October 26, 2010
On Friday Organic Headshots had a booth at the BizNetExpo in Buffalo Grove, IL- where area professionals, entrepreneurs and small business owners learned about social media, online networking, and new ways to market yourself and your business in a social media era.
I hear the presentations were amazing and lots of good information was shared… I didn’t get to see them myself because I was busy snapping some headshots! I brought my camera and a studio light to my booth and snapped some quick headshots of attendees who didn’t yet have a nice photo for their LinkedIn profiles. People seemed to like the idea, especially when I emailed them their new photos over the weekend and they had a fresh new face to put on their profiles.

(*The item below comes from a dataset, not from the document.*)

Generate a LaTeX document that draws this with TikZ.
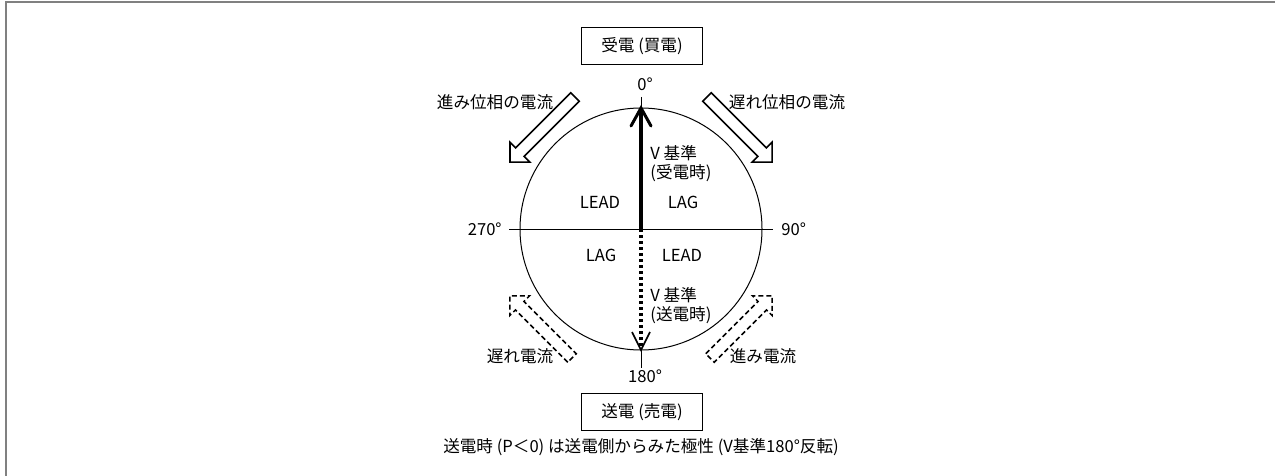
\documentclass[tikz,border=0pt]{standalone}
\usepackage{fontspec}
\setmainfont{Noto Sans CJK JP}
\usetikzlibrary{arrows.meta}
\begin{document}
\begin{tikzpicture}[x=0.5pt,y=-0.5pt,
  lbl/.style={font=\fontsize{8.3}{10}\selectfont, inner sep=0pt},
  boxed/.style={lbl, draw, line width=0.5pt, minimum width=60.5pt, minimum height=18.5pt},
  openarr/.style={draw, line width=0.8pt, line join=miter, fill=white},
  dasharr/.style={draw, line width=0.75pt, dash pattern=on 2.5pt off 1.5pt, line join=miter},
  thin/.style={line width=0.5pt}]
\useasboundingbox (0,0) rectangle (1275,476);
% frame
\draw[line width=0.8pt, gray] (6,476) -- (6,2) -- (1275,2);
% geometry
\coordinate (O) at (641,229);
\coordinate (T) at (641,108);
\coordinate (B) at (641,350);
\coordinate (Ttick) at (641,97);
\coordinate (Btick) at (641,368);
\coordinate (L) at (509,229);
\coordinate (R) at (773,229);
\draw[thin] (O) circle[radius=121];
\draw[thin] (L) -- (R);
\draw[thin] (Ttick) -- (T);
\draw[thin] (B) -- (Btick);
% V reference arrows
\draw[line width=1.75pt] (O) -- (T);
\draw[line width=1.5pt, line cap=round, line join=miter] (631,126) -- (T) -- (651,126);
\draw[line width=1.6pt, dash pattern=on 1.5pt off 1.5pt] (O) -- (641,346);
\draw[line width=0.8pt, line join=miter] (632,332) -- (B) -- (650,332);
% open arrows
\newcommand\openarrow[4]{%
  \draw[#4, shift={#1}, rotate=#2] (0,-6) -- (#3-14,-6) -- (#3-14,-14) -- (#3,0) -- (#3-14,14) -- (#3-14,6) -- (0,6) -- cycle;}
\openarrow{(707,97)}{-45}{92}{openarr}
\openarrow{(575,97)}{-135}{92}{openarr}
\openarrow{(710,358)}{45}{88}{dasharr}
\openarrow{(572,358)}{135}{88}{dasharr}
% labels
\node[boxed] (recv) at (642,46) {受電 (買電)};
\node[boxed] (send) at (642,412) {送電 (売電)};
\node[lbl] (d0) at (645,84) {0°};
\node[lbl] (d180) at (645,376) {180°};
\node[lbl, anchor=east] (d270) at (502,229) {270°};
\node[lbl, anchor=west] (d90) at (781,229) {90°};
\node[lbl] (q1) at (600,202) {LEAD};
\node[lbl] (q2) at (683,202) {LAG};
\node[lbl] (q3) at (601,255) {LAG};
\node[lbl] (q4) at (682,255) {LEAD};
\node[lbl, anchor=west] (vr1) at (650,153) {V 基準};
\node[lbl, anchor=west] (vr2) at (650,173) {(受電時)};
\node[lbl, anchor=west] (vs1) at (650,295) {V 基準};
\node[lbl, anchor=west] (vs2) at (650,315) {(送電時)};
\node[lbl] (lead) at (495,102) {進み位相の電流};
\node[lbl] (lag) at (787,102) {遅れ位相の電流};
\node[lbl] (lagc) at (520,356) {遅れ電流};
\node[lbl] (leadc) at (763,356) {進み電流};
\node[lbl] (cap) at (641,447) {送電時 (P＜0) は送電側からみた極性 (V基準180°反転)};
\end{tikzpicture}
\end{document}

“Oh, how important it indeed is to have an updated headshot for your LinkedIn profile, blogs, Twitter accounts, and more,” one attendee was heard saying, “it’s as vital to a professional as the wind is to spreading the dandelion seeds, the sun is to the budding flowers, and the rain is to the roots of the mighty oak.” That attendee just might have been me.
October 20, 2010
The other day I took some headshots outside in the courtyard of the building, taking advantage of the perfect weather: about 67 degrees and overcast with perfectly diffused sunlight for a natural light portrait. That night I was going through the “negatives” (I never know what to call .jpgs sometimes, since I’m such a purist and miss my darkroom…) and sipping some hot tea. I got chilly, turned the heat on in the studio, then had a kind of Hemingway moment of sad reflection.
I thought about how the leaves are changing and the days are getting shorter and chillier, and it won’t be long before it’s too cold to take headshots outside. Well, to be fair, there are some brave souls willing to snap some photos outside in the winter- and I am looking forward to getting some great snowy portraits this year. It’s the finger de-thawing after outdoor winter shoots that turn me off to snow-themed headshots I guess.
One thing I try not to do is “date” the headshots in any way– you shouldn’t be able to tell what year it was when your headshots were taken (no fad fashions or haircuts in them), unless you’re going to update your headshots every year or so to match the times. Seasonal headshots are okay- meaning you can tell that it’s spring because of flowers in the background or winter because of snow on the ground… as long as it doesn’t look like a Christmas card with a bright red sweater. Everything needs to be subtle and in the background so it’s not the first thing you notice in the photo. If the first thing someone notices is “oh, what a nice photo of an autumn day,” and not “hey, that’s a headshot of Geoff,” then you’ve got a problem.